Does it mean that we must keep the original model forever? No!
We have two options:
a) provide a conversion tool
b) implement automatic conversion attempt on unsuccessful opening

It's always better to clean up the model than to keep backward capability together
with problems. Using option b), current users won't notice that anything
has changed.


Problem number two:
The EMF model is built on dependencies, containment, reverse dependencies, etc. If we simply remove the dependency, all of that is gone and we need to maintain notifications etc. ourselves. All future code (b3 for instance) that wants to use the model must cater for our special "almost a dependency but in fact not" solution.

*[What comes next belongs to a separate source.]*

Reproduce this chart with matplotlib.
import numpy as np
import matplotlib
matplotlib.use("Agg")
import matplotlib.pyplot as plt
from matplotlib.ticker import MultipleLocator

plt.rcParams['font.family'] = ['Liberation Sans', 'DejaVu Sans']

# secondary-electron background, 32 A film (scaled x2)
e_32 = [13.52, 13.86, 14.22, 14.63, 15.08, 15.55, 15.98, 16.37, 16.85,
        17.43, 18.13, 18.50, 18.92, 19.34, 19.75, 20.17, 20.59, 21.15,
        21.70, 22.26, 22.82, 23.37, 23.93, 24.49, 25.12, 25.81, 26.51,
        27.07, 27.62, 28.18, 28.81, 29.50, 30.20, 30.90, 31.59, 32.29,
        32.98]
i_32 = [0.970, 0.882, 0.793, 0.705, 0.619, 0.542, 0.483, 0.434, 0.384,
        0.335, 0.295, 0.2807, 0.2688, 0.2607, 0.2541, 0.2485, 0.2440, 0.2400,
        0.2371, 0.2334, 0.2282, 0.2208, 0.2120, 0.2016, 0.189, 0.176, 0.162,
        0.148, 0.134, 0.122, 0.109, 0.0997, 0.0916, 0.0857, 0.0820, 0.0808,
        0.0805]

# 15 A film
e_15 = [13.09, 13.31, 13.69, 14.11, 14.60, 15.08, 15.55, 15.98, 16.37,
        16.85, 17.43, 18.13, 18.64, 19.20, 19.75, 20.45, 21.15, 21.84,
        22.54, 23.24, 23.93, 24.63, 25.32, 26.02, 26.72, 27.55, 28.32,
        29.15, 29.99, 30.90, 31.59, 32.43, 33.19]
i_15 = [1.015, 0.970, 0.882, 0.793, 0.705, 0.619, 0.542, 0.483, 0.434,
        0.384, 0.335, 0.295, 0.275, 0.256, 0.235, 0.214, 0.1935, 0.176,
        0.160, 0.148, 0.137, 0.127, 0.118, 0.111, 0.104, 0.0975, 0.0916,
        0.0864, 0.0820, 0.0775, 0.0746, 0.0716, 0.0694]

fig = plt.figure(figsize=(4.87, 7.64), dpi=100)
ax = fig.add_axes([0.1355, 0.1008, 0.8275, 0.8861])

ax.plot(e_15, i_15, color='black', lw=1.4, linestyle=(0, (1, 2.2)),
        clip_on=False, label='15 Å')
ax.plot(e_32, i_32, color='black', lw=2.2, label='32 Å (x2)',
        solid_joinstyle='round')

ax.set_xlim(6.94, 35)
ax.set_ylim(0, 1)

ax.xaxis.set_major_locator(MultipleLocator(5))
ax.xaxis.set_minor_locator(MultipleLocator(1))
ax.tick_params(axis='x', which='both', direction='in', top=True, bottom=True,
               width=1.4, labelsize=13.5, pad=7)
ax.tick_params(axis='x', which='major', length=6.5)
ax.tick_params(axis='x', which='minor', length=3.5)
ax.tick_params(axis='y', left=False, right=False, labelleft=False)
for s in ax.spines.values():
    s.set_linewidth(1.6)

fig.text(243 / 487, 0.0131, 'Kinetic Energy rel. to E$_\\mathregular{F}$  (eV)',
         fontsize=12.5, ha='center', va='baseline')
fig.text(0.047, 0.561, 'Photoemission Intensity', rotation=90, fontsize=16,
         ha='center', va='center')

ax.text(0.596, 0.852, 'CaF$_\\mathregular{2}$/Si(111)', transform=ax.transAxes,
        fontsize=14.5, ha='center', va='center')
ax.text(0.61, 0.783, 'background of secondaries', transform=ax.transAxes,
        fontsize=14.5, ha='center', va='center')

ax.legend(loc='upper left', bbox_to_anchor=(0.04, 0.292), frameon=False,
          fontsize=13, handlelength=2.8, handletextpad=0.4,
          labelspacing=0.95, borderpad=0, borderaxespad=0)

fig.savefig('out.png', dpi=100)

Not sure I follow - could you provide a concrete example of what we
are breaking and what problems you can see there?
We are talking about requests what to map, not about concrete IUs to map.
So I think that the proposed solution is much much cleaner and I would expect
much less problems than now.

> Second, I don't think current model is capable to handle version ranges.
 >
 > An example:
 >
 > Contribution 1
 > |
 > + Mapped Repo 1 (http://x.y.z)
 > |
 > + Feature a.b.c [1.0.0,2.0.0]
 > Contribution 2
 > |
 > + Mapped Repo 2 (http://x.y.z)
 > |
 > + Feature a.b.c [1.0.0,1.5.0]
 >
 > If we let EMF resolve the IUs behind the feature "a.b.c", we will get
 > a.b.c#2.0.0 for Repo 1 and a.b.c#1.5.0 for Repo 2. Assembling this into
 > the all.contributed.content will end up with a resolution conflict.
 >
 > If we assemble the all.contributed.content from the partial requests,
 > it will be resolvable (both contributions will agree on contributing
 > a.b.c#1.5.0)
 >
That assumes that you don't give the user feedback of what will actually be mapped before you run the aggregation so that's a non-starter IMO.

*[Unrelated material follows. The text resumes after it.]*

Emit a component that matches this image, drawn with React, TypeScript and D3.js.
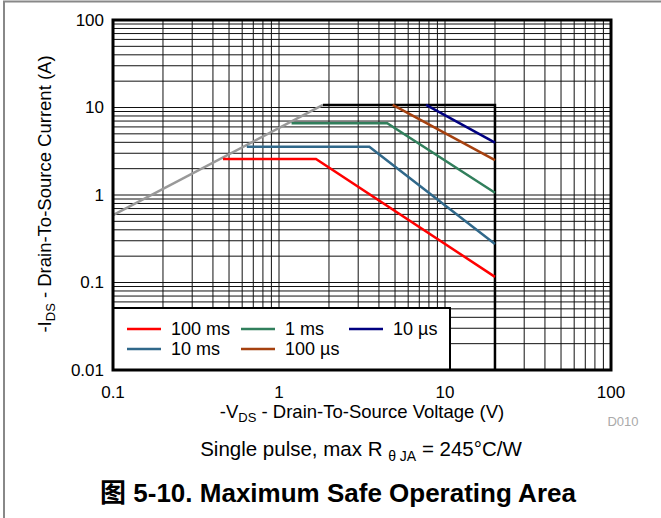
import React, { useEffect, useRef } from "react";
import * as d3 from "d3";

// axis ranges and ticks
const xDomain = [0.1, 100];
const yDomain = [0.01, 100];
const xTicks = [0.1, 1, 10, 100];
const xTickLabels = ["0.1", "1", "10", "100"];
const yTicks = [0.01, 0.1, 1, 10, 100];
const yTickLabels = ["0.01", "0.1", "1", "10", "100"];

// R_DS(on) limit and package/BV limit
const rdsLimitV = [0.1, 1.84];
const rdsLimitI = [0.59, 10.7];
const boundV = [1.84, 20, 20];
const boundI = [10.7, 10.7, 0.01];

// pulse curves
const seriesNames = ["100 ms", "10 ms", "1 ms", "100 µs", "10 µs"];
const seriesColors = ["#ff0000", "#30688a", "#317f5c", "#a5410f", "#000080"];
const v100ms = [0.46, 1.67, 20];
const i100ms = [2.58, 2.58, 0.116];
const v10ms = [0.64, 3.5, 20];
const i10ms = [3.56, 3.56, 0.275];
const v1ms = [1.19, 4.49, 20];
const i1ms = [6.6, 6.6, 1.06];
const v100us = [4.84, 20];
const i100us = [10.7, 2.51];
const v10us = [7.69, 20];
const i10us = [10.7, 3.96];

const font = "'Liberation Sans', Arial, 'Noto Sans CJK SC', sans-serif";

const App = () => {
  const ref = useRef<SVGSVGElement>(null);

  useEffect(() => {
    const width = 661;
    const height = 518;
    const m = { left: 113, top: 20, right: 611, bottom: 370 };

    const svg = d3.select(ref.current);
    svg.selectAll("*").remove();
    svg.attr("width", width).attr("height", height).style("font-family", font);

    const x = d3.scaleLog().domain(xDomain).range([m.left, m.right]);
    const y = d3.scaleLog().domain(yDomain).range([m.bottom, m.top]);

    // outer frame
    svg
      .append("rect")
      .attr("x", 4)
      .attr("y", 1.5)
      .attr("width", width + 10)
      .attr("height", height + 10)
      .attr("fill", "none")
      .attr("stroke", "#888")
      .attr("stroke-width", 2);

    // minor + major grid
    const minor = (dom: number[]) => {
      const out: number[] = [];
      for (let d = dom[0]; d < dom[1] * 0.99; d *= 10) {
        for (let k = 1; k < 10; k++) out.push(d * k);
      }
      out.push(dom[1]);
      return out;
    };

    const grid = svg.append("g").attr("stroke", "#111").attr("stroke-width", 1);
    grid
      .selectAll("line.v")
      .data(minor(xDomain))
      .join("line")
      .attr("x1", (d) => x(d))
      .attr("x2", (d) => x(d))
      .attr("y1", m.top)
      .attr("y2", m.bottom);
    grid
      .selectAll("line.h")
      .data(minor(yDomain))
      .join("line")
      .attr("y1", (d) => y(d))
      .attr("y2", (d) => y(d))
      .attr("x1", m.left)
      .attr("x2", m.right);

    const line = d3
      .line<[number, number]>()
      .x((d) => x(d[0]))
      .y((d) => y(d[1]));

    const zip = (a: number[], b: number[]) =>
      a.map((v, i) => [v, b[i]] as [number, number]);

    // legend box (drawn over the grid)
    const lg = svg.append("g");
    lg.append("rect")
      .attr("x", m.left)
      .attr("y", 308)
      .attr("width", 337)
      .attr("height", m.bottom - 308)
      .attr("fill", "white")
      .attr("stroke", "black")
      .attr("stroke-width", 2);

    // limits
    svg
      .append("path")
      .attr("d", line(zip(rdsLimitV, rdsLimitI)))
      .attr("fill", "none")
      .attr("stroke", "#999")
      .attr("stroke-width", 2.5);
    svg
      .append("path")
      .attr("d", line(zip(boundV, boundI)))
      .attr("fill", "none")
      .attr("stroke", "black")
      .attr("stroke-width", 2.5);

    const curves = [
      zip(v100ms, i100ms),
      zip(v10ms, i10ms),
      zip(v1ms, i1ms),
      zip(v100us, i100us),
      zip(v10us, i10us),
    ];
    svg
      .append("g")
      .selectAll("path")
      .data(curves)
      .join("path")
      .attr("d", (d) => line(d))
      .attr("fill", "none")
      .attr("stroke", (_, i) => seriesColors[i])
      .attr("stroke-width", 2.5);

    // plot frame
    svg
      .append("rect")
      .attr("x", m.left)
      .attr("y", m.top)
      .attr("width", m.right - m.left)
      .attr("height", m.bottom - m.top)
      .attr("fill", "none")
      .attr("stroke", "black")
      .attr("stroke-width", 3);

    // legend entries: order in columns
    const legendPos = [
      [127, 329],
      [127, 349],
      [241, 329],
      [241, 349],
      [349, 329],
    ];
    seriesNames.forEach((name, k) => {
      const [lx, ly] = legendPos[k];
      lg.append("line")
        .attr("x1", lx)
        .attr("x2", lx + 34)
        .attr("y1", ly)
        .attr("y2", ly)
        .attr("stroke", seriesColors[k])
        .attr("stroke-width", 2.5);
      lg.append("text")
        .attr("x", lx + 44)
        .attr("y", ly)
        .attr("dy", "0.35em")
        .attr("font-size", 18)
        .text(name);
    });

    // tick labels
    svg
      .append("g")
      .attr("font-size", 17)
      .attr("text-anchor", "middle")
      .selectAll("text")
      .data(xTicks)
      .join("text")
      .attr("x", (d) => x(d))
      .attr("y", 392)
      .attr("dy", "0.35em")
      .text((_, i) => xTickLabels[i]);
    svg
      .append("g")
      .attr("font-size", 17)
      .attr("text-anchor", "end")
      .selectAll("text")
      .data(yTicks)
      .join("text")
      .attr("x", 104)
      .attr("y", (d) => y(d))
      .attr("dy", "0.35em")
      .text((_, i) => yTickLabels[i]);

    // axis titles
    const xt = svg
      .append("text")
      .attr("x", (m.left + m.right) / 2)
      .attr("y", 412)
      .attr("dy", "0.35em")
      .attr("text-anchor", "middle")
      .attr("font-size", 18.5);
    xt.append("tspan").text("-V");
    xt.append("tspan").attr("font-size", 13).attr("dy", 4).text("DS");
    xt.append("tspan").attr("dy", -4).text(" - Drain-To-Source Voltage (V)");

    const yt = svg
      .append("text")
      .attr("transform", `translate(45,194) rotate(-90)`)
      .attr("dy", "0.35em")
      .attr("text-anchor", "middle")
      .attr("font-size", 18.5);
    yt.append("tspan").text("-I");
    yt.append("tspan").attr("font-size", 13).attr("dy", 4).text("DS");
    yt.append("tspan").attr("dy", -4).text(" - Drain-To-Source Current (A)");

    svg
      .append("text")
      .attr("x", 623)
      .attr("y", 421)
      .attr("dy", "0.35em")
      .attr("text-anchor", "middle")
      .attr("font-size", 13)
      .attr("fill", "#aaa")
      .text("D010");

    const note = svg
      .append("text")
      .attr("x", 361)
      .attr("y", 449)
      .attr("dy", "0.35em")
      .attr("text-anchor", "middle")
      .attr("font-size", 20.5);
    note.append("tspan").text("Single pulse, max R ");
    note.append("tspan").attr("font-size", 14).attr("dy", 5).text("θ JA");
    note.append("tspan").attr("dy", -5).text(" = 245°C/W");

    svg
      .append("text")
      .attr("x", 338)
      .attr("y", 493)
      .attr("dy", "0.35em")
      .attr("text-anchor", "middle")
      .attr("font-size", 26)
      .attr("font-weight", "bold")
      .text("图 5-10. Maximum Safe Operating Area");
  }, []);

  return (
    <svg
      ref={ref}
      style={{ position: "absolute", left: 0, top: 0, background: "white" }}
    />
  );
};

export default App;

I think a better solution would be to analyze the features that are mapped and make a best effort to come up with a set of unique features. If that's not possible, then the planner will not be able to do it either. If we do it that way, we stand a chance to give the user early and relevant feedback about potential conflicts as soon as the version ranges are entered.

I have this in mind too. It is not a better solution, it is yet another
addition to that solution. I can imagine running this analysis if we
don't use EMF URI resolution for mapped IUs.


We will also address another problem. If feature 'a' includes feature 'b' and 'c', then there is very little reason for the user to map 'b' and 'c' once 'a' has been mapped. It would be great if the user could be made aware of situations like that (see thread 'lacking features and some small problems' on the buckminster newsgroup).


Yes - the same as the paragraph above. However, if contributors are people
from different companies for example, it makes sense that each of them
specifies his own requirements that may overlay someone else's requirements.
If the result is resolvable, then this approach is still ok even though
there are unnecessary duplicities in the requirements.